Les robes noires voient rouge
Selon l’Ordre des avocats, qui a décidé de boycotter toutes les audiences de samedi dernier, «d’innombrables rapports sur les dépassements de certains magistrats sont déposés par les avocats».
Le bras de fer se durcit entre les robes noires et les magistrats, risquant même de s’étaler dans le temps. A l’origine de la décision de boycott prise par le barreau d’Alger, samedi dernier, «les graves dérives et dépassements qui portent atteinte, non seulement à la défense, mais surtout aux droits des justiciables».

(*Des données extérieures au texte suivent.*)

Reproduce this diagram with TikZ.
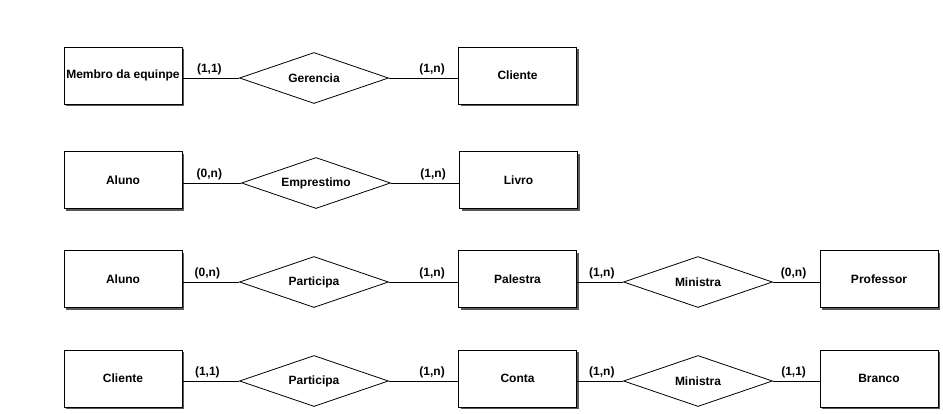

Selon l’Ordre des avocats qui a décidé de boycotter toutes les audiences de samedi dernier, «d’innombrables rapports sur les dépassements de certains magistrats sont déposés par les avocats».
Pour cause, disent-ils, même le bâtonnier n’a pas été épargné par ce qui est considéré comme une pure humiliation.
La récente prise de bec entre Me Abdelmadjid Sillini et un magistrat en pleine audience est à l’origine de cet éclatement.
Parmi les dérives qui ont poussé à cette grave situation, il y a lieu de citer le refus à la défense de poser des questions pendant l’audience, commentaires déplacés, la demande de raccourcir la plaidoirie en interrompant l’avocat, en fixant dès l’entame de toute audience l’heure de sa clôture…etc.
Voilà ce qui a poussé l’Ordre des avocats du barreau d’Alger à boycotter avant-hier les séances au niveau de la cour de justice d’Alger, toutes chambres confondues. Selon Me Sillini, il s’agit là d’une protestation contre «les dépassements et humiliations quotidiennes que subissent les avocats». «Ce boycott est prévu pour une seule journée avec la convocation d’une assemblée générale extraordinaire mercredi pour examiner la détérioration de la situation des droits de la défense et les dérives graves des pratiques de certains magistrats au niveau des juridictions», a indiqué le bâtonnier. Il s’agit là, selon Abdemadjid Sellini, de «la pure négligence des responsables quant au traitement de la question, aux fins de consacrer un bon fonctionnement de la justice, l’Ordre des avocats a décidé ce boycott». Rencontrés hier dans l’enceinte de la cour d’Alger, certains avocats qui ont requis l’anonymat ont dénoncé l’attitude des magistrats qui agissent en véritables «maîtres à bord».
Par rapport à la reprise de leur travail, hier, nos interlocuteurs ont tenu à préciser que celle-ci ne veut en aucun cas dire qu’ils ont lâché prise. «L’action de samedi dernier n’est qu’un avertissement au ministre de tutelle afin d’intervenir avant que l’irréparable ne se produise», a tonné l’un d’eux.
A noter que même de simples justiciables, qui se disent prêts à témoigner dans nos colonnes, dénoncent les agissements de certains magistrats qui, disent-ils, «outrepassent leur mission». Il faut dire que la protestation intervient au moment où le ministère de la Justice prépare un vaste mouvement dans le corps des magistrats et des présidents de cours et de tribunaux.
A cela s’ajoute le fait que ce mouvement de protestation intervient au moment où l’on s’apprête au niveau de l’Assemblée populaire nationale (APN) à soumettre le projet de loi portant réorganisation de la profession d’avocat.
Enfin, les avocats auront prochainement de nouvelles règles qui vont régir leur activité.
Le Conseil des ministres a examiné et approuvé un projet de loi portant organisation de la profession d’avocat.
Notons que ce projet de loi énonce de nouvelles dispositions dont celles relatives à l’inviolabilité du cabinet de l’avocat, la qualification de l’outrage à avocat dans l’exercice de ses fonctions, d’outrage à magistrat, l’exonération de l’avocat de toute poursuite pour des faits et déclarations dans le cadre de la plaidoirie, ainsi que la dévolution du traitement des incidents en cours de séance au bâtonnier.